In biological processes the direction an ion moves by diffusion or active transport across a membrane is determined by the electrochemical gradient. In mitochondria and chloroplasts, proton gradients are used to generate a chemiosmotic potential that is also known as a proton motive force. This potential energy is used for the synthesis of ATP by oxidative phosphorylation.
An electrochemical gradient has two components. First, the electrical component is caused by a charge difference across the lipid membrane. Second, a chemical component is caused by a differential concentration of ions across the membrane. The combination of these two factors determines the thermodynamically favourable direction for an ion's movement across a membrane.
An electrochemical gradient is analogous to the water pressure across a hydroelectric dam. Membrane transport proteins such as the sodium-potassium pump within the membrane are equivalent to turbines that convert the water's potential energy to other forms of physical or chemical energy, and the ions that pass through the membrane are equivalent to water that ends up at the bottom of the dam. Alternatively, energy can be used to pump water up into the lake above the dam. Similarly, chemical energy in cells can be used to create electrochemical gradients.

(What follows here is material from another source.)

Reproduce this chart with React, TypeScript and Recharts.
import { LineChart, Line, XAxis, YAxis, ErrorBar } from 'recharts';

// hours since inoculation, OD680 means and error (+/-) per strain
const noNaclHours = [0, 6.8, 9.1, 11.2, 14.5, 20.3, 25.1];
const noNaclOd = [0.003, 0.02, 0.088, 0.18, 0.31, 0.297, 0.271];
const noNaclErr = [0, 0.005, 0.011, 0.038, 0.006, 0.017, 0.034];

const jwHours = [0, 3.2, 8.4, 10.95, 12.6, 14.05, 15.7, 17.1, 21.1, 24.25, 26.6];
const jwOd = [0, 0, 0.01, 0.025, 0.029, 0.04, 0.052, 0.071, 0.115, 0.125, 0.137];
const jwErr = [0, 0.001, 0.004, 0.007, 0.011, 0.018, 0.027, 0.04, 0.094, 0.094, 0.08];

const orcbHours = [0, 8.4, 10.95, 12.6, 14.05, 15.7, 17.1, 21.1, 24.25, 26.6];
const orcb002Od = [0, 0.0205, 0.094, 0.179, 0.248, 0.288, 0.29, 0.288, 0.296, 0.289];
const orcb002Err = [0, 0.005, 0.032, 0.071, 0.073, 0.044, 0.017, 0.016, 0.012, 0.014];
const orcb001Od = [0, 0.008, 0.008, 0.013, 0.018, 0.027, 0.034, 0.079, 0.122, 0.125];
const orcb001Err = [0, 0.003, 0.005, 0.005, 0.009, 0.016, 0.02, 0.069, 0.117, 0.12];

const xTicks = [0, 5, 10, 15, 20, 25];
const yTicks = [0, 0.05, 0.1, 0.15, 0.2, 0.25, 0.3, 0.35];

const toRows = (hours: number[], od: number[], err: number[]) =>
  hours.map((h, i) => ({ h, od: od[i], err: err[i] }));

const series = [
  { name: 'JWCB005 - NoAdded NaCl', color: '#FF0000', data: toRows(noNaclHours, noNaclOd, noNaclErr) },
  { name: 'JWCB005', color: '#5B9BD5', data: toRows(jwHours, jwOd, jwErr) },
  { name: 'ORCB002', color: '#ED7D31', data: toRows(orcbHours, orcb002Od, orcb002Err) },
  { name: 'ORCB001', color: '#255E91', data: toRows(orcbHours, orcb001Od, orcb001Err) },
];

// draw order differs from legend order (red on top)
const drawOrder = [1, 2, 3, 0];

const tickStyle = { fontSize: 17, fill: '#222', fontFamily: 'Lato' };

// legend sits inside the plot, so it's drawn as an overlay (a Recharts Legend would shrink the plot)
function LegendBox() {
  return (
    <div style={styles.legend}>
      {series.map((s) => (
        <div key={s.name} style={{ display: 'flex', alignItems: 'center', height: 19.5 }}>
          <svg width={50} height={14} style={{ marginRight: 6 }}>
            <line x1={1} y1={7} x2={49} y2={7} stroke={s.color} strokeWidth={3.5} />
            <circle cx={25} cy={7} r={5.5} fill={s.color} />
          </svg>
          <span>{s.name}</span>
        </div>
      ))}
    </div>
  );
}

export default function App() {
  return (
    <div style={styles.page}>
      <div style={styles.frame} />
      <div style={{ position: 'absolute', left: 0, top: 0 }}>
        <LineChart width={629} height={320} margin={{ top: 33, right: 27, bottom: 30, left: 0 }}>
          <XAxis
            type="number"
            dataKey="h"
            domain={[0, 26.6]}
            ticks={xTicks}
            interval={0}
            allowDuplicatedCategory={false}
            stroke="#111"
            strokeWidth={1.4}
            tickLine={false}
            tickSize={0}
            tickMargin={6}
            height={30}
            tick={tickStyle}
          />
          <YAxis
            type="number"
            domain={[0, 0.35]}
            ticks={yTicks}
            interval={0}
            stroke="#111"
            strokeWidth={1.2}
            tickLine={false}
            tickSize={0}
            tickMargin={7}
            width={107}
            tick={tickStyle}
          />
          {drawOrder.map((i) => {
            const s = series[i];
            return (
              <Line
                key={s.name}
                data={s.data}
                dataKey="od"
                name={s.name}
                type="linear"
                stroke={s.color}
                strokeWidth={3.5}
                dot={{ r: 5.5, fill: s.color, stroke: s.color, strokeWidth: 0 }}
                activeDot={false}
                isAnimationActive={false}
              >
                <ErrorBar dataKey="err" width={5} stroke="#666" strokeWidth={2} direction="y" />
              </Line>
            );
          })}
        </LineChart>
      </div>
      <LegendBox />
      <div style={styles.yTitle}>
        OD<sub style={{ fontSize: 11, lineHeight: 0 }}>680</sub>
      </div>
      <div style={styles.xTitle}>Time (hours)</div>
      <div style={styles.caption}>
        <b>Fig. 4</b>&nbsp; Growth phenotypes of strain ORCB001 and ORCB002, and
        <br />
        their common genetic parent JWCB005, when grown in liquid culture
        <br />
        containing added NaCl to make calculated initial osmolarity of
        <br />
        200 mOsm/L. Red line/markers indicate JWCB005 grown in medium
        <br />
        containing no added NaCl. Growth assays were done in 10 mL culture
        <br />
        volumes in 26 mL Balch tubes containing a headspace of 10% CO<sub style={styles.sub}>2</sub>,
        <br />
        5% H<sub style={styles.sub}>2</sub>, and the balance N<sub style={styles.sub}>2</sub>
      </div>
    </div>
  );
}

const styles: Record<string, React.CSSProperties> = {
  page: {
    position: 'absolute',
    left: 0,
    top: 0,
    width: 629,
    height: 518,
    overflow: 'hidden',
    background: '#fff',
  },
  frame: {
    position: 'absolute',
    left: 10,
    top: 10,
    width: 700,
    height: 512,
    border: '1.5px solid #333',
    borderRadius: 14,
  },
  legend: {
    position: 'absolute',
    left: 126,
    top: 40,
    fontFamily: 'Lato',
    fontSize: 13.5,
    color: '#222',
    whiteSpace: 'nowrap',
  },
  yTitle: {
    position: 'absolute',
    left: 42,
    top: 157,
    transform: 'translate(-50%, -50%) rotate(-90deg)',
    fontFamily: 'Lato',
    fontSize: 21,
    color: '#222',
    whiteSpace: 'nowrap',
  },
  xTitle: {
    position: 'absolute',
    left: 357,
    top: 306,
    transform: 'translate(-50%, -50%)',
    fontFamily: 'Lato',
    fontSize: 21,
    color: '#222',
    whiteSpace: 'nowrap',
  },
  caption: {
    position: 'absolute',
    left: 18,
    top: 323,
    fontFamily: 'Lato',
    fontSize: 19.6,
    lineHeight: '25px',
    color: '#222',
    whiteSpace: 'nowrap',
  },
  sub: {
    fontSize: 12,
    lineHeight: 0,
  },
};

A solute's electrochemical potential difference is zero at its "reversal potential", the transmembrane voltage at which the solute's net flow across the membrane is also zero. This potential is predicted theoretically either by the Nernst equation (for systems of one permeant ion species) or the Goldman-Hodgkin-Katz equation (for more than one permeant ion species). Electrochemical potential is measured in the laboratory and field using reference electrodes.
Transmembrane ATPases or transmembrane proteins with ATPase domains are often used for making and utilizing ion gradients. The enzyme Na+/K+ ATPase uses ATP to make a sodium ion gradient and a potassium ion gradient. The electrochemical potential is used as energy storage. Chemiosmotic coupling is one of several ways a thermodynamically unfavorable reaction can be driven by a thermodynamically favorable one. Cotransport of ions by symporters and antiporter carriers is commonly used to actively move ions across biological membranes.
The electrochemical potential difference between the two sides of the membrane in mitochondria, chloroplasts, bacteria, and other membranous compartments that engage in active transport involving proton pumps, is at times called a chemiosmotic potential or proton motive force (see chemiosmosis). In this context, protons are often considered separately using units of either concentration or pH.
Some archaea, most notably halobacteria, make proton gradients by pumping in protons from the environment with the help of the solar-driven enzyme bacteriorhodopsin, which is used here for driving the molecular motor enzyme ATP synthase to make the necessary conformational changes required to synthesize ATP.
Proton gradients are also made by bacteria by running ATP synthase in reverse, and are used to drive flagella.
The F1FO ATP synthase is a reversible enzyme. Large enough quantities of ATP cause it to create a transmembrane proton gradient. This is used by fermenting bacteria - which do not have an electron transport chain, and hydrolyze ATP to make a proton gradient - for flagella and the transportation of nutrients into the cell.
In respiring bacteria under physiological conditions, ATP synthase generally runs in the opposite direction creating ATP while using the proton motive force created by the electron transport chain as a source of energy. The overall process of creating energy in this fashion is termed oxidative phosphorylation. The same process takes place in mitochondria where ATP synthase is located in the inner mitochondrial membrane, so that F1 part sticks into the mitochondrial matrix where ATP synthesis takes place.